Ainda assim, a prevenção (apesar de ter melhorado) tem-se revelado insuficiente e, para os especialistas, o resultado não surpreende. "As áreas de maior vulnerabilidade estão identificadas. Não existe um problema de não saber onde é que os maiores impactos vão ocorrer. As zonas onde ocorreram estão perfeitamente identificadas há já algum tempo, por isso não é uma surpresa", afirma Pedro Garrett.

Ora, o plano existe mas ainda não se executou. Depois de uma noite preocupante na capital, Carlos Moedas apontou a soluções futuras e destacou a importância dos túneis de drenagem previstos para Lisboa: são dois túneis, um que irá desde Campolide até Santa Apolónia e outro entre Chelas e Beato, permitindo "escoar toda esta água em caso de chuva, com reservatório de 17 mil metros cúbicos". Uma infraestrutura que irá preparar Lisboa para o futuro, para que "estas situações não aconteçam na nossa cidade", sublinhou.

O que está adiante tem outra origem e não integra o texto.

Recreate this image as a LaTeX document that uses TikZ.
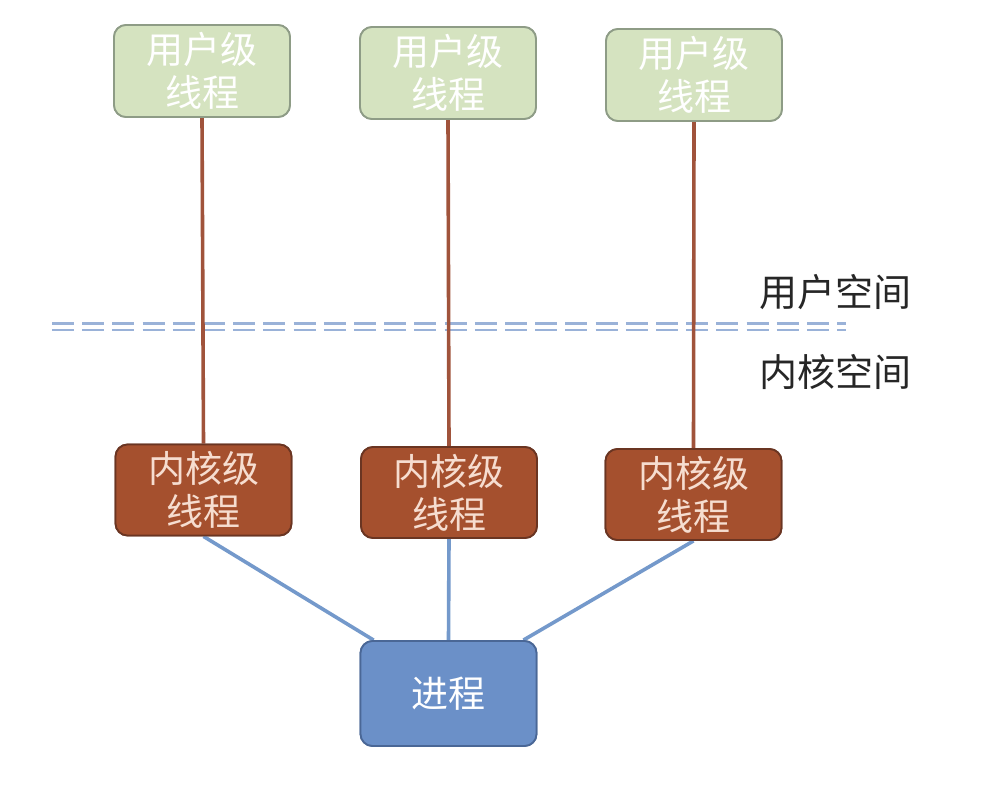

Mas a sociedade também pode ser um ator ativo na gestão do risco, defende Pedro Garrett. "Apesar dos avanços, tenho convicção que existe espaço para uma melhoria dos sistemas de alerta, tornando a informação dos impactos mais democratizada, para que as varias entidades - como o IPMA, a Proteção Civil, etc - consigam acionar os planos de prevenção e de salvamento", encorajando sempre a prevenção como base. "Por exemplo, na Baixa de Lisboa todas as lojas antigas têm um taipal. Logo aí já estão a prevenir."